### PROBLEM DETAILS
Starting with the first line of the data below, copy each line up to and including the one containing "W, H = 930, 773". Pictures stay out.

>> Begin

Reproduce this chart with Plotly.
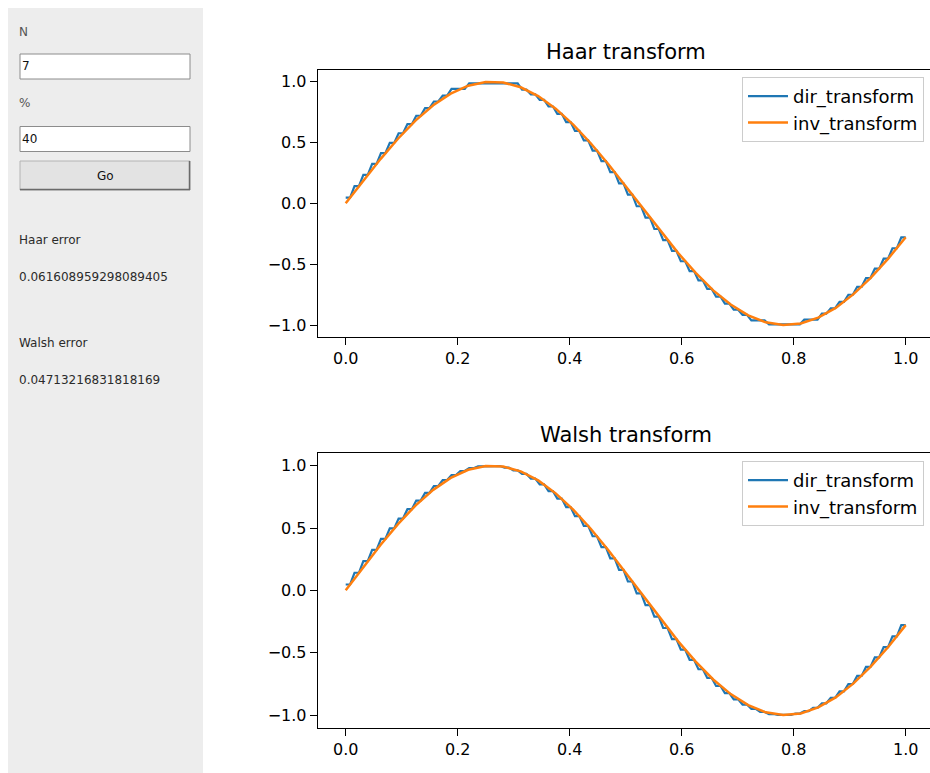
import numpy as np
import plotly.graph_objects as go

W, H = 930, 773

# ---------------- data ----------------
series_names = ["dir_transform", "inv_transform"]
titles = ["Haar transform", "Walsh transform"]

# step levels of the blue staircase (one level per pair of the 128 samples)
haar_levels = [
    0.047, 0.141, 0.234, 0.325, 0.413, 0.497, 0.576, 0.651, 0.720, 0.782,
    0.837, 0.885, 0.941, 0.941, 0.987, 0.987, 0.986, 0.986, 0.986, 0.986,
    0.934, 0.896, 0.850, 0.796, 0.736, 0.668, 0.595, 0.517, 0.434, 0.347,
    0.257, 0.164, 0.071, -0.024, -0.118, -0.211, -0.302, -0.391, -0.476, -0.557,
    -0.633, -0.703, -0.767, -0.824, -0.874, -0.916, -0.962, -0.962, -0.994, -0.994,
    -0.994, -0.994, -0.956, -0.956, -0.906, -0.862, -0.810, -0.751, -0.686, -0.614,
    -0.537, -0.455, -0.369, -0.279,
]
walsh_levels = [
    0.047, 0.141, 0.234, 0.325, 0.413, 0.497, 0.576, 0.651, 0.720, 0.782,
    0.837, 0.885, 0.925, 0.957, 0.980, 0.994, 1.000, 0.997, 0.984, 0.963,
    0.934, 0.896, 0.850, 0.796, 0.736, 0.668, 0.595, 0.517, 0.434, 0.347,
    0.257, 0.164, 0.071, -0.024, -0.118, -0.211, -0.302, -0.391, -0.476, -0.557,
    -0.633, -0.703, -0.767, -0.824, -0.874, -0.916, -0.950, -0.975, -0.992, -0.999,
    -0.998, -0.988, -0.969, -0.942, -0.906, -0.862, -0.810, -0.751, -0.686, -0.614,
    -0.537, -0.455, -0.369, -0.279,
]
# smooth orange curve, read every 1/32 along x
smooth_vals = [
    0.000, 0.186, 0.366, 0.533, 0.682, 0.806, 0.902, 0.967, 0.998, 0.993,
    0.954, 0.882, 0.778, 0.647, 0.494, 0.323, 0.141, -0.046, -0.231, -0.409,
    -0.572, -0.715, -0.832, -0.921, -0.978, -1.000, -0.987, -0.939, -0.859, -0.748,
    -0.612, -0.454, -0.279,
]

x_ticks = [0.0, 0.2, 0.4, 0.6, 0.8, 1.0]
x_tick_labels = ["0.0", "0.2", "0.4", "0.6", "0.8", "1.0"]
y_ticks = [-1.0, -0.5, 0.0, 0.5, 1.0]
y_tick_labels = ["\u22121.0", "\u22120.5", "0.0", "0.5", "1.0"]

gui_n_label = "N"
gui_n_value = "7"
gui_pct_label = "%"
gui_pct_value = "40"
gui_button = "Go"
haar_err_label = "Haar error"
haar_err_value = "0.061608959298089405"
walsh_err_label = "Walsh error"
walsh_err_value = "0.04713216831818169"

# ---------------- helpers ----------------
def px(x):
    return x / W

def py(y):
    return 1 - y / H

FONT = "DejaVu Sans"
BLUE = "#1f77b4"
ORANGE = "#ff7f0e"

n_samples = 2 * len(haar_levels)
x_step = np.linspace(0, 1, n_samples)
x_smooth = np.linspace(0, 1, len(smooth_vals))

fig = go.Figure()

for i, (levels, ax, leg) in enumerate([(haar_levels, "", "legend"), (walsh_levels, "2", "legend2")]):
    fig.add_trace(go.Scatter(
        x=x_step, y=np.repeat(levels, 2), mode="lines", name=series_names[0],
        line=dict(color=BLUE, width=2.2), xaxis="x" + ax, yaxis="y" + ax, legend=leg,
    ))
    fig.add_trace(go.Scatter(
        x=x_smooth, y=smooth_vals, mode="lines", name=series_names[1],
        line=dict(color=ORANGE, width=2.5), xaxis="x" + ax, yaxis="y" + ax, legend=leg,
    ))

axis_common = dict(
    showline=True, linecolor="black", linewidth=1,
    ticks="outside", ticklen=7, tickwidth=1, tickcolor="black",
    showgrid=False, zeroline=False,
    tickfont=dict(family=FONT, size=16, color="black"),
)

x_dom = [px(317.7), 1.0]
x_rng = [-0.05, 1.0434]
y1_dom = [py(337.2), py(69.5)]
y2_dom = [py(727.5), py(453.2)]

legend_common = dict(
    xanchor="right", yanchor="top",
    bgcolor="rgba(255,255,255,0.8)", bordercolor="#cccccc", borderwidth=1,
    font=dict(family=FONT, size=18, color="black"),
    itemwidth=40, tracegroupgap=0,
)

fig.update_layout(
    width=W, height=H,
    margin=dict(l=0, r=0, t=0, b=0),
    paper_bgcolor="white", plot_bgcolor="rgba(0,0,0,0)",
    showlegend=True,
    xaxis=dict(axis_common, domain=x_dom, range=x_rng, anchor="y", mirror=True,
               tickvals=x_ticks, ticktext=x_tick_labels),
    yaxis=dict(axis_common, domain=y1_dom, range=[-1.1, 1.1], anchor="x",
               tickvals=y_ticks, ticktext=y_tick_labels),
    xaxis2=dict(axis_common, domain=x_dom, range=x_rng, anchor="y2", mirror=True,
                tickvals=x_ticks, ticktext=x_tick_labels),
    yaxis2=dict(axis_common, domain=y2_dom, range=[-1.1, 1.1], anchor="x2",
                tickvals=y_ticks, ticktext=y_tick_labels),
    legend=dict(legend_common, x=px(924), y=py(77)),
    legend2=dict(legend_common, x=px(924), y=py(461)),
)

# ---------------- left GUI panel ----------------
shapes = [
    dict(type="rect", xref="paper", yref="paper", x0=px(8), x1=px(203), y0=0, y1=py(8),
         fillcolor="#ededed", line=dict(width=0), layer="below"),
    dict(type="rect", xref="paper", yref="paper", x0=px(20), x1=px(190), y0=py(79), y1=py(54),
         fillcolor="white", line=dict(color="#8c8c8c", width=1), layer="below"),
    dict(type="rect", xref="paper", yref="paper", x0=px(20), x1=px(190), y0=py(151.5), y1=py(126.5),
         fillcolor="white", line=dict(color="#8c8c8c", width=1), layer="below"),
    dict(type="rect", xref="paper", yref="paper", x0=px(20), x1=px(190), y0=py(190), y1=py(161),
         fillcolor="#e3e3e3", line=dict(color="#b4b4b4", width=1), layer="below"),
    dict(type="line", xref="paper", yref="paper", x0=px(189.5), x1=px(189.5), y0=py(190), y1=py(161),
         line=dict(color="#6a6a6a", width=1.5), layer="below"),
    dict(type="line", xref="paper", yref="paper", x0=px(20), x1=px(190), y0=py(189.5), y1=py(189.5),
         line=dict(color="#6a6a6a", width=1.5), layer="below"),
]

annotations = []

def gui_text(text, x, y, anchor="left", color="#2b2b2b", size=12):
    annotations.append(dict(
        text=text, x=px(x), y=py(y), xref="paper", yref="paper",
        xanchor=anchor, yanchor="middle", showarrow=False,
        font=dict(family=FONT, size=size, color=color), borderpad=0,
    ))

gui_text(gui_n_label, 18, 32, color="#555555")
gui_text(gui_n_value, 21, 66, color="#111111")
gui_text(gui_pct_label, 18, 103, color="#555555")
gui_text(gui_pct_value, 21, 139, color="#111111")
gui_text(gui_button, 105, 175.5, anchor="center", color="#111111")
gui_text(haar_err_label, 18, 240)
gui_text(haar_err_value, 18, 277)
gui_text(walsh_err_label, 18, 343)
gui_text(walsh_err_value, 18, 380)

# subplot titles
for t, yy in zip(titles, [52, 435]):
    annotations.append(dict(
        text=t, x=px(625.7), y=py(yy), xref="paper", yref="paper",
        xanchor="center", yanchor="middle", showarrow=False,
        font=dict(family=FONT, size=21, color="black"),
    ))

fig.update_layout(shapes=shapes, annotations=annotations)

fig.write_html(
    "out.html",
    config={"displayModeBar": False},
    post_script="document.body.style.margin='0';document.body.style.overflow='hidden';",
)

>> End

### FULL OUTPUT
Reproduce this chart with Plotly.
import numpy as np
import plotly.graph_objects as go

W, H = 930, 773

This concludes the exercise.